Dentists may not be able to diagnose Obstructive Sleep Apnea (a disorder in which breathing repeatedly stops and starts during sleep due to blocked upper airways) right off, but a new study out of University of Buffalo School of Dental Medicine, dentists can now spot possible signs and send them to a sleep medicine specialist. This puts dentists on the front lines of finding out why a patient may not be able to sleep.
According to the study, oversized tonsils and tongue indention ( teeth imprints along the tongue that indicate that it is too large for the mouth) placed a patient at higher risk of obstructive Sleep Apnea. Obese patients were almost 10 times more likely to report OSA symptoms than non-obese patients. Sleep apnea affects more than 18 million American adults, but many cases go undiagnosed, according to the National Sleep Foundation. Severe cases of the disorder are linked to cardiovascular disease, diabetes, depression, memory loss and more.

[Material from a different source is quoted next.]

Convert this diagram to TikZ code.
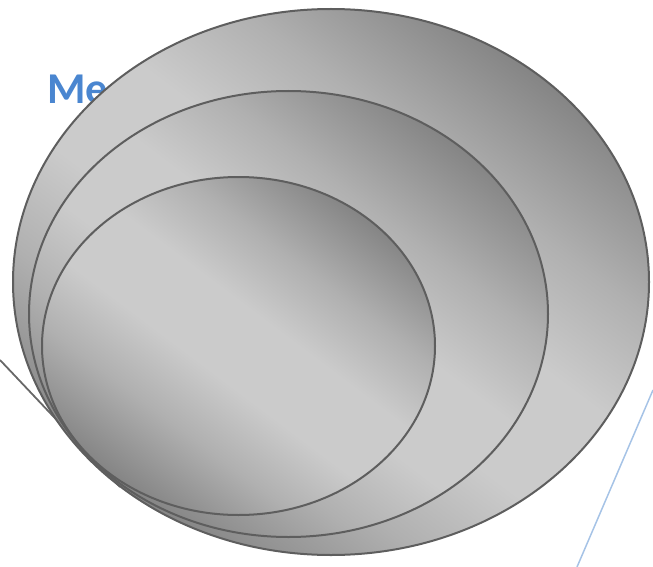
\documentclass[tikz,border=0pt]{standalone}
\usepackage{fontspec}
\setmainfont{Carlito}
\usetikzlibrary{shapes.geometric}
\definecolor{shdark}{HTML}{848484}
\definecolor{shmid}{HTML}{B0B0B0}
\definecolor{shlight}{HTML}{CBCBCB}
\definecolor{rimgray}{HTML}{5E5E5E}
\definecolor{titleblue}{HTML}{4A86D0}
\definecolor{lineblue}{HTML}{A6C3E6}
\definecolor{linegray}{HTML}{686868}
\pgfdeclareverticalshading{reflgray}{100bp}{color(0bp)=(shdark); color(25bp)=(shdark); color(36bp)=(shmid); color(45bp)=(shlight); color(55bp)=(shlight); color(64bp)=(shmid); color(75bp)=(shdark); color(100bp)=(shdark)}
\tikzset{
  ball/.style={ellipse, draw=rimgray, line width=2pt, inner sep=0pt,
    shading=reflgray, shading angle=-37},
  title/.style={text=titleblue, font=\bfseries\fontsize{44}{48}\selectfont, anchor=base west, inner sep=0pt},
}
\begin{document}
\begin{tikzpicture}[x=1pt,y=-1pt]
\useasboundingbox (0,0) rectangle (653,567);
\node[title] (me) at (47,104) {Me};
\coordinate (gA) at (0,360);
\coordinate (gB) at (120,487);
\draw[linegray, line width=1.8pt] (gA) -- (gB);
\node[ball, minimum width=636pt, minimum height=546pt] (outer) at (331,282) {};
\node[ball, minimum width=519pt, minimum height=446pt] (middle) at (288.5,314) {};
\node[ball, minimum width=393pt, minimum height=338pt] (inner) at (238.5,346) {};
\coordinate (bA) at (653,390);
\coordinate (bB) at (577,567);
\draw[lineblue, line width=1.5pt] (bA) -- (bB);
\end{tikzpicture}
\end{document}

Analyzing 200 patients at the dental clinics at the University of Dammam’s College of Dentistry in the Kingdom of Saudi Arabia, the researchers tested participants for OSA using the Berlin Questionnaire, a validated assessment used to screen people for OSA. Participants were then screened for potential risk factors of OSA, such as weight, neck circumference, blood pressure, and size of the tongue, tonsils, and uvula– the tissue that hangs in the back of the throat. The results found that 23 percent of participants were at risk for OSA, of which nearly 80 percent were male. The factors most common among people who were identified as high risk for OSA on the Berlin Questionnaire – along with obesity – were large tonsils, tongue indentations, and a high Epworth Sleepiness Scale score, another questionnaire used to measure daytime sleepiness.